As a best practice it is also recommended that interconnect interfaces be kept on separate components.  For example, given a system with an on-board interface ce0 and a quad-fast Ethernet card (interfaces qfe0-3), it's recommended that one link be implemented on the ce0 interface and one on a qfe interface.

Q:  How do you handle multiple clusters?

A:  In any environment with more than one VCS cluster, the operator must explicitly set the cluster ID to a unique value in /etc/llttab. Multiple clusters with the same ID can cause significant issues if any cluster can effectively “see” another cluster on any interconnect. This is especially important when using low priority links on shared networks.
Best practice recommendations are to fully manage cluster Id's within data centers to ensure a unique number is assigned to each cluster

Q:  Can multiple clusters share the same infrastructure??

A:  Assuming the user fully manages cluster Id's as detailed above, then sharing of interconnect infrastructure is perfectly acceptable. For example, a user may have several clusters sharing a single switch for interconnect 1, and a separate switch for interconnect 2 for each cluster.

Q:  Can Low Latency Transport (LLT) be run over a VLAN?
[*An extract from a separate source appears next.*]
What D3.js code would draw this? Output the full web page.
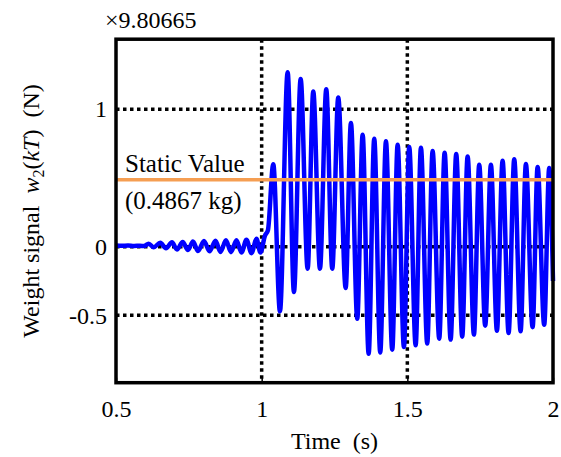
<!DOCTYPE html>
<html>
<head>
<meta charset="utf-8">
<script src="https://cdn.jsdelivr.net/npm/d3@7/dist/d3.min.js"></script>
<style>
  html, body { margin: 0; padding: 0; background: #fff; }
  svg { display: block; }
  text { font-family: "Liberation Serif", "Times New Roman", serif; fill: #000; white-space: pre; }
</style>
</head>
<body>
<svg id="chart" width="561" height="457"></svg>
<script>
// Weight signal w2(kT) around the moment a load is placed on the scale.
// Times (s) and values (in units of 9.80665 N) of the trace's turning points.
const sigTime = [
  0.5, 0.5206, 0.5412, 0.5618, 0.5824, 0.5961,
  0.6122, 0.6294, 0.652, 0.6716, 0.6922, 0.7093, 0.7289, 0.7471, 0.7642, 0.7814,
  0.802, 0.8209, 0.8415, 0.8586, 0.8775, 0.8946, 0.9135, 0.9307, 0.9478, 0.965,
  0.9822, 0.9959, 1.0113, 1.0216,
  1.0398, 1.0628, 1.0892, 1.1108, 1.1338, 1.1578, 1.1771, 1.2001, 1.2217, 1.2423,
  1.2629, 1.2883, 1.3064, 1.3281, 1.3466, 1.3672, 1.3864, 1.407, 1.4266, 1.4482,
  1.4667, 1.4883, 1.5065, 1.5285, 1.5467, 1.5683, 1.5868, 1.6095, 1.628, 1.6486,
  1.6678, 1.6884, 1.7069, 1.7286, 1.7467, 1.7673, 1.7869, 1.8075, 1.827, 1.8476,
  1.8669, 1.8888, 1.907, 1.93, 1.9472, 1.9698, 1.987, 2.0
];
const sigValue = [
  0.008, 0.006, 0.009, 0.005, 0.007, 0.004,
  0.022, -0.004, 0.028, -0.012, 0.032, -0.020, 0.034, -0.024, 0.038, -0.032,
  0.042, -0.034, 0.044, -0.038, 0.046, -0.040, 0.047, -0.042, 0.050, -0.047,
  0.057, -0.042, 0.080, 0.120,
  0.60, -0.47, 1.27, -0.33, 1.22, -0.16, 1.13, -0.16, 1.145, -0.16,
  1.085, -0.30, 0.90, -0.525, 0.815, -0.78, 0.786, -0.77, 0.767, -0.75,
  0.742, -0.73, 0.725, -0.717, 0.72, -0.705, 0.696, -0.67, 0.684, -0.676,
  0.674, -0.655, 0.657, -0.64, 0.596, -0.575, 0.596, -0.611, 0.625, -0.628,
  0.636, -0.615, 0.601, -0.586, 0.58, -0.569, 0.572, -0.25
];

const staticValue = 0.4867;          // kg, shown as the reference level
const xTicks = [0.5, 1, 1.5, 2];
const yTicks = [-0.5, 0, 1];
const xGrid = [1, 1.5];
const yGrid = [-0.5, 0, 1];
const scaleNote = "\u00d79.80665";

const FONT = "24px";
const svg = d3.select("#chart");

const x = d3.scaleLinear().domain([0.5, 2]).range([116, 553]);
const y = d3.scaleLinear().domain([-0.99, 1.51]).range([382.7, 39.2]);

const [x0, x1] = x.range();
const [yb, yt] = y.range();
const fmt = d => String(d);   // plain hyphen for negatives

// dotted grid
const grid = svg.append("g")
  .attr("stroke", "#000")
  .attr("stroke-width", 3.5)
  .attr("stroke-dasharray", "3.5,3.5");
grid.selectAll("line.v").data(xGrid).join("line")
  .attr("class", "v")
  .attr("x1", d => x(d)).attr("x2", d => x(d))
  .attr("y1", yt).attr("y2", yb);
grid.selectAll("line.h").data(yGrid).join("line")
  .attr("class", "h")
  .attr("x1", x0).attr("x2", x1)
  .attr("y1", d => y(d)).attr("y2", d => y(d));

// signal trace
const pts = sigTime.map((t, i) => [t, sigValue[i]]);
const line = d3.line()
  .x(d => x(d[0]))
  .y(d => y(d[1]))
  .curve(d3.curveMonotoneX);
svg.append("path")
  .datum(pts)
  .attr("d", line)
  .attr("fill", "none")
  .attr("stroke", "#0000ff")
  .attr("stroke-width", 4.5)
  .attr("stroke-linejoin", "round");

// static reference level
svg.append("line")
  .attr("x1", x0).attr("x2", x1)
  .attr("y1", y(staticValue)).attr("y2", y(staticValue))
  .attr("stroke", "#f59e52")
  .attr("stroke-width", 3.5);

svg.append("text")
  .attr("x", 125).attr("y", 171.5)
  .style("font-size", "25px")
  .text("Static Value");
svg.append("text")
  .attr("x", 125).attr("y", 209)
  .style("font-size", "25px")
  .text("(" + staticValue + " kg)");

// axes
const xAxis = d3.axisBottom(x).tickValues(xTicks).tickSize(-5).tickPadding(17)
  .tickFormat(fmt);
const gx = svg.append("g").attr("transform", `translate(0,${yb})`).call(xAxis);
gx.select(".domain").remove();
gx.selectAll(".tick line").attr("stroke", "#000").attr("stroke-width", 1.5);
gx.selectAll(".tick text")
  .style("font-family", "Liberation Serif")
  .style("font-size", FONT)
  .attr("fill", "#000");

const yAxis = d3.axisLeft(y).tickValues(yTicks).tickSize(0).tickPadding(9)
  .tickFormat(fmt);
const gy = svg.append("g").attr("transform", `translate(${x0},0)`).call(yAxis);
gy.select(".domain").remove();
gy.selectAll(".tick text")
  .style("font-family", "Liberation Serif")
  .style("font-size", FONT)
  .attr("fill", "#000");

// frame
svg.append("rect")
  .attr("x", x0).attr("y", yt)
  .attr("width", x1 - x0).attr("height", yb - yt)
  .attr("fill", "none")
  .attr("stroke", "#000")
  .attr("stroke-width", 3.5);

// scale factor note
svg.append("text")
  .attr("x", 105).attr("y", 28)
  .style("font-size", FONT)
  .text(scaleNote);

// axis titles
svg.append("text")
  .attr("x", (x0 + x1) / 2).attr("y", 448.5)
  .attr("text-anchor", "middle")
  .style("font-size", FONT)
  .text("Time  (s)");

const yl = svg.append("text")
  .attr("transform", `translate(39,${(yt + yb) / 2}) rotate(-90)`)
  .attr("text-anchor", "middle")
  .style("font-size", FONT);
yl.append("tspan").text("Weight signal  ");
yl.append("tspan").style("font-style", "italic").text("w");
yl.append("tspan").attr("dy", 5).style("font-size", "16px").text("2");
yl.append("tspan").attr("dy", -5).text("(");
yl.append("tspan").style("font-style", "italic").text("kT");
yl.append("tspan").text(")  (N)");
</script>
</body>
</html>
A:  Yes, as long as the following rules are met:
* Individual VLAN's must be fully independent just like the dedicated switches they replace. This means no single point of failure or single point of commonality, such as shared inter switch links, or even VLAN information servers.
* The VLAN connects the machines at layer 2 (see LLT over UDP for other configurations)
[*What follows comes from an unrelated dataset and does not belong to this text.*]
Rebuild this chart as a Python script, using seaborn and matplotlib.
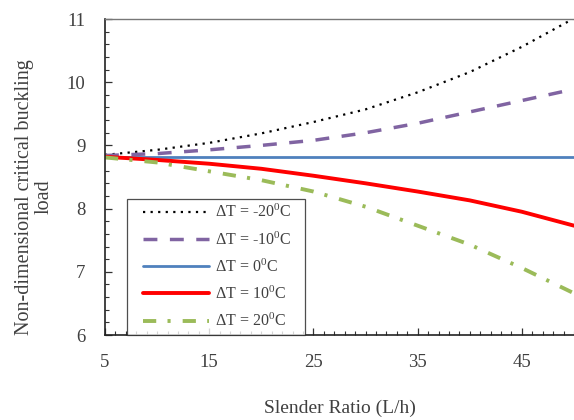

Q:  Can you place LLT links on a switch?

A:  Yes. By default LLT operates at network layer 2 and will function perfectly on a switch.  When using VLANs, each LLT link should be placed in its own VLAN.  Symantec recommends the use of at least two complete independent interconnects for all cluster configurations.  So if switches are used, the interconnects must run on completely independent switch infrastructures.

Q:  Can LLT be routed?

A:  LLT is a network layer 2 protocol and has no layer 3 (Network Layer/IP address level) information, therefore it cannot be routed. As of VCS 4.x, Symantec also supports LLT over UDP for specific configurations where layer 2 connection is not possible. The recommended configuration remains native LLT on layer 2.

Q:  How far apart can nodes in a cluster be?

A:  Cluster distance is governed by a number of factors, with the primary factor being storage latency. Storage performance considerations typically limit "Campus Clusters" to approximately 80-100Km in cable distance. LLT has a much higher tolerance for latency, however it makes no sense to create a cluster at any distances greater than can be supported by the underlying storage for synchronous mirroring or synchronous replication, For any greater distances or for asynchronous replication methods Symantec requires shifting to a “global cluster” configuration.
Maximum supported latency in any configuration must be less than 500 milliseconds round trip (with expected latency to be 1 millisecond or less).  

Q:  Do interconnect links require additional IP addresses?

A:  No.  In default configurations, LLT operates at layer 2 and does not need any IP address. In  specific cases where LLT on UDP is used, LLT will require IP addresses on each interconnect interface. .

Q:  How many nodes should be set in the GAB configuration (/etc/gabtab)?

A:  Symantec recommends setting gabconfig parameters to the total number of systems in the cluster. If you have a five-node cluster, GAB should not automatically seed until five nodes are present.  Based on this configuration, the following is the proper entry in /etc/gabtab:
/sbin/gabconfig -c -n 5

Q:  I have blade servers, with just two shared NICs for each chassis.  What's the best way to configure my interconnect?

A:  Symantec recommends dedicating one of the shared NICs to a private LLT connection, and using the second shared NIC as the public interface, with a lowpri LLT link connection configured.

Q:  How does I/O fencing figure into cluster interconnects?

A:  I/O fencing provides added prevention against data corruption in the event that all cluster interconnects are lost.  Symantec recommends always configuring I/O fencing, especially where network integrity or reliability may be in question.  I/O fencing requires the use of disk hardware capable of SCSI-3 persistent reservations.

Q:  What are specific recommendations when I have a large number of clusters sharing a common interconnect infrastructure?

A:  Some method of rigid cluster ID assignment control is essential.  This method of cluster assignment control must be exercised each time a new cluster is deployed on the interconnect infrastructure.

Q:  I'm implementing Oracle RAC with VCS.  Are there any recommendations specific to that product?

A:  Yes.  Symantec requires the use of Gigabit Ethernet for RAC configurations, as well as any other CFS implementations.  All other recommendations still apply.